Whereas college coaches are the wrong people to single out the best teams nationally, they are the right people to single out the best players regionally. They see nearly every quality player in their conference on the field or on video during the course of a year.
That's why several results from the Coaches' preseason All-SEC football poll are worth a closer examination. For instance:
- Alabama produced more first-, second- and third-team preseason all-conference players (11) than any other SEC state. Florida (10) was second, with Georgia (9) third.
- Arkansas, which is not known as a hotbed for football talent, placed a surprising fourth in terms of producing All-SEC players (7). Six of the seven play for the home-state Razorbacks, who lead all league teams in preseason All-SEC picks with 14. Bama (13) is second, followed by the Georgia Bulldogs and South Carolina Gamecocks (9 each).
- Louisiana, which is known as a major producer of prep football talent, is responsible for six preseason all-conference players, but that is only one more than South Carolina and Tennessee (5 each).
- Mississippi stands eighth among the nine SEC states in producing all-league players (4), while Kentucky checks in dead last. The lone preseason All-SEC honoree from the Bluegrass State is offensive lineman Larry Warford, who plays for the home-state Wildcats.
- Three of the SEC's premier offensive weapons grew up in Florida but none plays for the home-state Gators. First-team all-conference quarterback Aaron Murray and first-team all-conference tight end Orson Charles play for Georgia. First-team tailback Trent Richardson plays for Alabama. One first-team all-league defender also grew up in Florida but linebacker Danny Trevathan (Kentucky) didn't pick the Gators, either. Only two of the 10 Floridians named to the preseason all-league team play for the state university - second-team All-SEC running back Jeff Demps and third-team All-SEC linebacker Jon Bostic. That may help explain why the Gators were one of college football's biggest flops of 2010, finishing 8-5 in spite of a ridiculously favorable schedule.
- The Tennessee Vols also have struggled to keep the home-state talent at home. Not one of the five Volunteer State selections to the Coaches preseason All-SEC team chose to play for the Vols. First-team offensive lineman Barrett Jones (Memphis) and first-team linebacker Dont'a Hightower (Lewisburg) attend Alabama. First-team linebacker Chris Marve (Memphis) plays for Vanderbilt. Third-team offensive lineman Alex Hurst (Bartlett) represents LSU and third-team defensive lineman Tenarius Wright (Memphis) plays for Arkansas. Considering how young Tennessee was in the offensive line and how weak it was at linebacker last season, having Jones and Hurst in the blocking front, along with Hightower and Marve in the LB corps, might have turned last fall's 6-7 record into a 10-3 mark.
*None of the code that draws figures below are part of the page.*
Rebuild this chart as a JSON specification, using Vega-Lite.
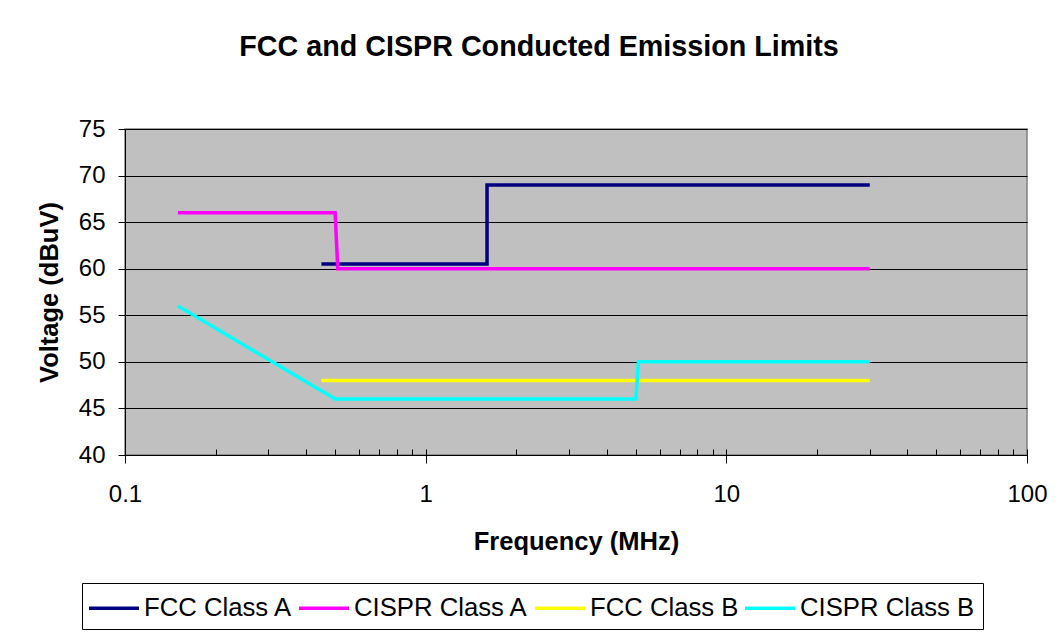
{
  "$schema": "https://vega.github.io/schema/vega-lite/v6.json",
  "autosize": "none",
  "width": 902,
  "height": 326,
  "padding": {"left": 125, "top": 129, "right": 30, "bottom": 178},
  "background": "white",
  "title": {
    "text": "FCC and CISPR Conducted Emission Limits",
    "font": "Liberation Sans",
    "fontSize": 28.7,
    "fontWeight": "bold",
    "color": "black",
    "anchor": "middle",
    "baseline": "alphabetic",
    "offset": 32,
    "dx": -37
  },
  "data": {
    "values": [
      {"series": "FCC Class A", "f": 0.45, "v": 60.5, "i": 1},
      {"series": "FCC Class A", "f": 1.6, "v": 60.5, "i": 2},
      {"series": "FCC Class A", "f": 1.6, "v": 69, "i": 3},
      {"series": "FCC Class A", "f": 30, "v": 69, "i": 4},
      {"series": "CISPR Class A", "f": 0.15, "v": 66, "i": 1},
      {"series": "CISPR Class A", "f": 0.5, "v": 66, "i": 2},
      {"series": "CISPR Class A", "f": 0.51, "v": 60, "i": 3},
      {"series": "CISPR Class A", "f": 30, "v": 60, "i": 4},
      {"series": "FCC Class B", "f": 0.45, "v": 48, "i": 1},
      {"series": "FCC Class B", "f": 30, "v": 48, "i": 2},
      {"series": "CISPR Class B", "f": 0.15, "v": 56, "i": 1},
      {"series": "CISPR Class B", "f": 0.5, "v": 46, "i": 2},
      {"series": "CISPR Class B", "f": 5, "v": 46, "i": 3},
      {"series": "CISPR Class B", "f": 5.1, "v": 50, "i": 4},
      {"series": "CISPR Class B", "f": 30, "v": 50, "i": 5}
    ]
  },
  "layer": [
    {
      "mark": {"type": "line", "strokeOpacity": 0},
      "encoding": {
        "x": {
          "field": "f",
          "type": "quantitative",
          "scale": {"type": "log", "domain": [0.1, 100], "nice": false},
          "axis": {
            "orient": "bottom",
            "title": null,
            "labels": false,
            "domain": false,
            "grid": false,
            "offset": -6,
            "values": [0.1, 0.2, 0.3, 0.4, 0.5, 0.6, 0.7, 0.8, 0.9, 1, 2, 3, 4, 5, 6, 7, 8, 9, 10, 20, 30, 40, 50, 60, 70, 80, 90, 100],
            "tickSize": 6,
            "tickColor": "black"
          }
        },
        "y": {
          "field": "v",
          "type": "quantitative",
          "scale": {"domain": [40, 75], "nice": false, "zero": false},
          "axis": {
            "title": "Voltage (dBuV)",
            "values": [40, 45, 50, 55, 60, 65, 70, 75],
            "grid": true,
            "gridColor": "black",
            "gridOpacity": 1,
            "gridWidth": 1,
            "tickSize": 7,
            "tickColor": "black",
            "domainColor": "black",
            "labelFont": "Liberation Sans",
            "labelFontSize": 24,
            "labelColor": "black",
            "labelPadding": 13,
            "titleFont": "Liberation Sans",
            "titleFontSize": 25.5,
            "titleFontWeight": "bold",
            "titleColor": "black",
            "titlePadding": 16
          }
        }
      }
    },
    {
      "mark": {"type": "line", "strokeWidth": 3.5, "clip": true},
      "encoding": {
        "x": {
          "field": "f",
          "type": "quantitative",
          "scale": {"type": "log", "domain": [0.1, 100], "nice": false},
          "axis": {
            "orient": "bottom",
            "title": "Frequency (MHz)",
            "values": [0.1, 1, 10, 100],
            "labelExpr": "datum.value >= 1 ? format(datum.value, 'd') : '0.1'",
            "grid": false,
            "tickSize": 8,
            "tickColor": "black",
            "domainColor": "black",
            "labelFont": "Liberation Sans",
            "labelFontSize": 24,
            "labelColor": "black",
            "labelPadding": 19,
            "labelFlush": false,
            "titleFont": "Liberation Sans",
            "titleFontSize": 25.5,
            "titleFontWeight": "bold",
            "titleColor": "black",
            "titlePadding": 23
          }
        },
        "y": {
          "field": "v",
          "type": "quantitative",
          "scale": {"domain": [40, 75], "nice": false, "zero": false},
          "axis": {
            "title": "Voltage (dBuV)",
            "values": [40, 45, 50, 55, 60, 65, 70, 75],
            "grid": true,
            "gridColor": "black",
            "gridOpacity": 1,
            "gridWidth": 1,
            "tickSize": 7,
            "tickColor": "black",
            "domainColor": "black",
            "labelFont": "Liberation Sans",
            "labelFontSize": 24,
            "labelColor": "black",
            "labelPadding": 13,
            "titleFont": "Liberation Sans",
            "titleFontSize": 25.5,
            "titleFontWeight": "bold",
            "titleColor": "black",
            "titlePadding": 16
          }
        },
        "color": {
          "field": "series",
          "type": "nominal",
          "scale": {
            "domain": ["FCC Class A", "CISPR Class A", "FCC Class B", "CISPR Class B"],
            "range": ["#000080", "#FF00FF", "#FFFF00", "#00FFFF"]
          },
          "legend": {
            "title": null,
            "orient": "none",
            "direction": "horizontal",
            "legendX": -43,
            "legendY": 454,
            "columns": 4,
            "symbolType": "M-1.667,0H1.667",
            "symbolSize": 900,
            "symbolOffset": 7,
            "symbolStrokeWidth": 3.5,
            "symbolFillColor": "transparent",
            "labelFont": "Liberation Sans",
            "labelFontSize": 25.7,
            "labelColor": "black",
            "labelOffset": 13,
            "columnPadding": -2,
            "padding": 8,
            "strokeColor": "black",
            "fillColor": "white",
            "labelLimit": 400
          }
        },
        "order": {"field": "i", "type": "quantitative"}
      }
    }
  ],
  "resolve": {"axis": {"x": "independent"}},
  "config": {
    "view": {"fill": "#C0C0C0", "stroke": "#808080", "strokeWidth": 1.5},
    "axis": {"domainWidth": 1, "tickWidth": 1}
  }
}
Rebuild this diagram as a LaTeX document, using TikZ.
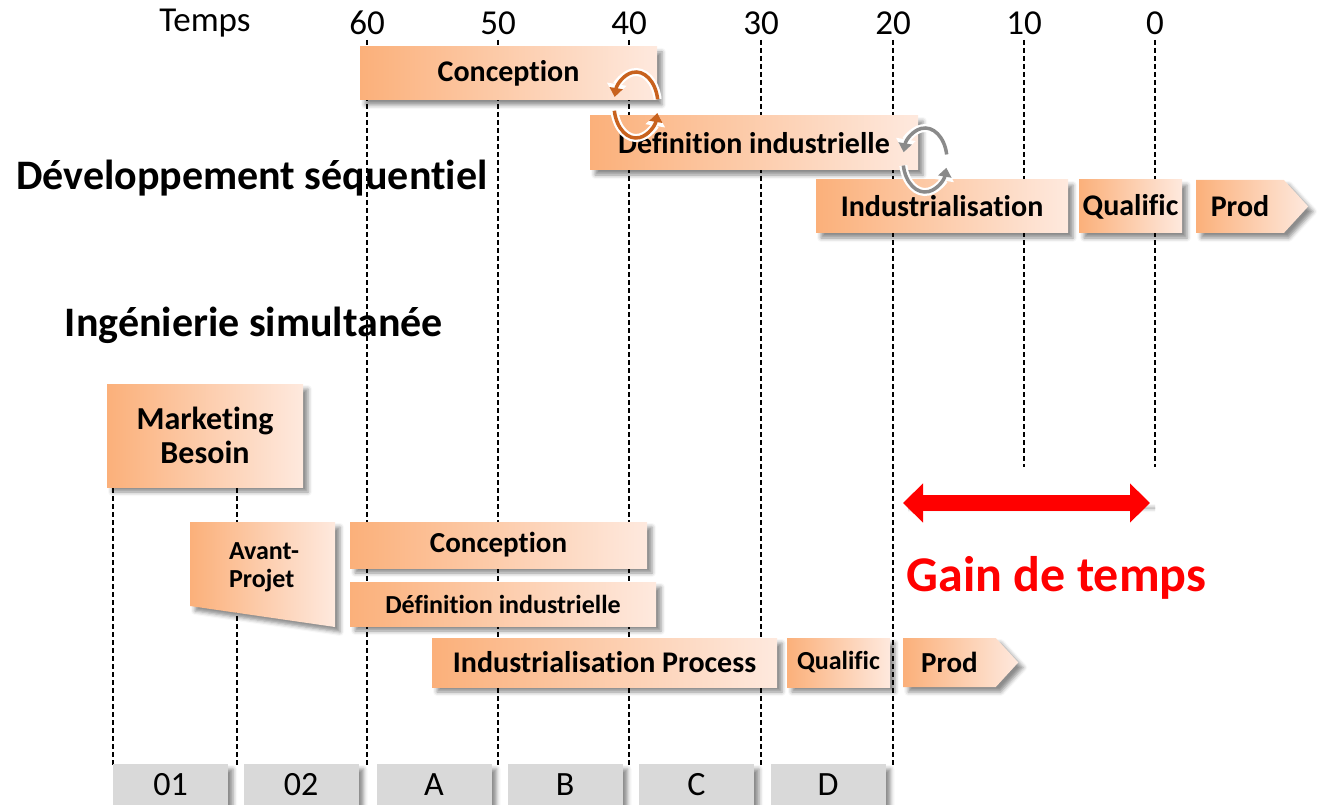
\documentclass[tikz,border=0pt]{standalone}
\usepackage{fontspec}
\setmainfont{Carlito}[Ligatures={NoCommon,NoContextual},Contextuals={NoAlternate}]
\usetikzlibrary{shapes.symbols,shadows.blur,arrows.meta}
\definecolor{phaseL}{HTML}{FBB07A}
\definecolor{phaseR}{HTML}{FEE9DE}
\definecolor{loopO}{HTML}{C8621E}
\definecolor{loopG}{HTML}{8A8A8A}
\definecolor{stageG}{HTML}{D9D9D9}
\begin{document}
\begin{tikzpicture}[x=1pt,y=-1pt,
    shade/.style={blur shadow={shadow xshift=5pt,shadow yshift=-5pt,shadow blur radius=4pt,shadow opacity=45}},
    phase/.style={shade,left color=phaseL,right color=phaseR,inner sep=0pt,
      font=\fontsize{30}{32}\selectfont\bfseries},
    prodarrow/.style={phase,signal,signal to=east,signal pointer angle=95},
    grid/.style={dash pattern=on 5pt off 3pt,line width=1.4pt},
    stage/.style={shade,fill=stageG,inner sep=0pt,minimum width=115pt,minimum height=42pt,
      font=\fontsize{34}{36}\selectfont},
    heading/.style={font=\fontsize{42}{44}\selectfont\bfseries},
    loop/.style={draw=white,line width=8pt,-{Triangle[length=13pt,width=19pt]},
      postaction={draw=#1,line width=3.5pt,-{Triangle[length=9pt,width=13pt]}}}]
  \useasboundingbox (0,0) rectangle (1320,805);
  % time axis
  \draw[font=\fontsize{35}{36}\selectfont]
    (205,23) node (temps){Temps}
    (367,23) node (t60){60}
    (498,23) node (t50){50}
    (629,23) node (t40){40}
    (761,23) node (t30){30}
    (893,23) node (t20){20}
    (1024,23) node (t10){10}
    (1155,23) node (t0){0};
  \begin{scope}[grid]
    \draw (367,40) -- (367,765);
    \draw (498,40) -- (498,765);
    \draw (629,40) -- (629,765);
    \draw (761,40) -- (761,765);
    \draw (893,40) -- (893,765);
    \draw (1024,40) -- (1024,467);
    \draw (1155,40) -- (1155,467);
    \draw (113,384) -- (113,765);
    \draw (237,384) -- (237,765);
  \end{scope}
  % sequential development
  \node[heading] (seq) at (252,178) {Développement séquentiel};
  \node[phase,minimum width=297pt,minimum height=53pt] (conc1) at (508.5,73.5) {Conception};
  \node[phase,minimum width=328pt,minimum height=54pt] (defi1) at (754,143) {Définition industrielle};
  \node[phase,minimum width=252pt,minimum height=53pt] (indu1) at (942,206.5) {Industrialisation};
  \node[phase,minimum width=103pt,minimum height=53pt] (qual1) at (1130.5,206.5) {Qualific};
  \node[prodarrow,minimum width=112pt,minimum height=53pt] (prod1) at (1240,206.5) {Prod};
  \draw[loop=loopO] (636,105) ++(-10:22 and 33) arc[start angle=-10,end angle=-166,x radius=22,y radius=33];
  \draw[loop=loopO] (636,105) ++(170:22 and 33) arc[start angle=170,end angle=14,x radius=22,y radius=33];
  \draw[loop=loopG] (925,160) ++(-10:22 and 32) arc[start angle=-10,end angle=-166,x radius=22,y radius=32];
  \draw[loop=loopG] (925,160) ++(170:22 and 32) arc[start angle=170,end angle=14,x radius=22,y radius=32];
  % simultaneous engineering
  \node[heading] (simu) at (254,325) {Ingénierie simultanée};
  \node[phase,minimum width=196pt,minimum height=103pt,align=center,
    font=\fontsize{32}{34}\selectfont\bfseries] (mark) at (205,435.5) {Marketing\\Besoin};
  \path[shade,left color=phaseL,right color=phaseR] (190,522) -- (335,522) -- (335,627) -- (190,606) -- cycle;
  \node[align=left,font=\fontsize{26}{28}\selectfont\bfseries] (avant) at (264,567) {Avant-\\Projet};
  \node[phase,minimum width=297pt,minimum height=46pt,font=\fontsize{29}{30}\selectfont\bfseries] (conc2) at (498.5,545) {Conception};
  \node[phase,minimum width=306pt,minimum height=44pt,font=\fontsize{26}{28}\selectfont\bfseries] (defi2) at (503,604) {Définition industrielle};
  \node[phase,minimum width=345pt,minimum height=49pt] (indu2) at (604.5,662.5) {Industrialisation Process};
  \node[phase,minimum width=103pt,minimum height=49pt,font=\fontsize{26}{28}\selectfont\bfseries] (qual2) at (838.5,662.5) {Qualific};
  \node[prodarrow,minimum width=115pt,minimum height=49pt,font=\fontsize{29}{30}\selectfont\bfseries] (prod2) at (949.5,662.5) {Prod};
  % time gained
  \coordinate (gainL) at (903,503);
  \coordinate (gainR) at (1150,503);
  \draw[red,line width=16pt,shade,{Triangle[length=20pt,width=38pt]}-{Triangle[length=20pt,width=38pt]}] (gainL) -- (gainR);
  \node[red,font=\fontsize{50}{52}\selectfont\bfseries] (gain) at (1056.5,578) {Gain de temps};
  % stages
  \node[stage] (s01) at (170.5,785) {01};
  \node[stage] (s02) at (301,785) {02};
  \node[stage] (sA) at (434,785) {A};
  \node[stage] (sB) at (565,785) {B};
  \node[stage] (sC) at (696.5,785) {C};
  \node[stage] (sD) at (828,785) {D};
\end{tikzpicture}
\end{document}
- The Big Orange's inability to sign the top in-state talent is one reason it finished dead last among the 12 SEC programs in terms of preseason all-conference selections. Only two Vols earned mention by the league coaches and both had to travel a long way to play for the Big Orange - first-team All-SEC defensive lineman Malik Jackson (Northridge, Calif.) and third-team All-SEC defensive back Prentiss Waggner (Clinton, La.).
- The Georgia Bulldogs also struggled to protect their state boundaries. Of the nine Peach State products who made preseason All-SEC, only three will be playing for Mark Richt's Dawgs this fall.
- Conversely, Nick Saban continues to show why he's considered an elite recruiter and developer of talent. Of the 11 Alabama natives who grace the Coaches' preseason All-SEC team, nine of them will be playing for the Crimson Tide this fall.
NOTE: Special-teams players were excluded from this article.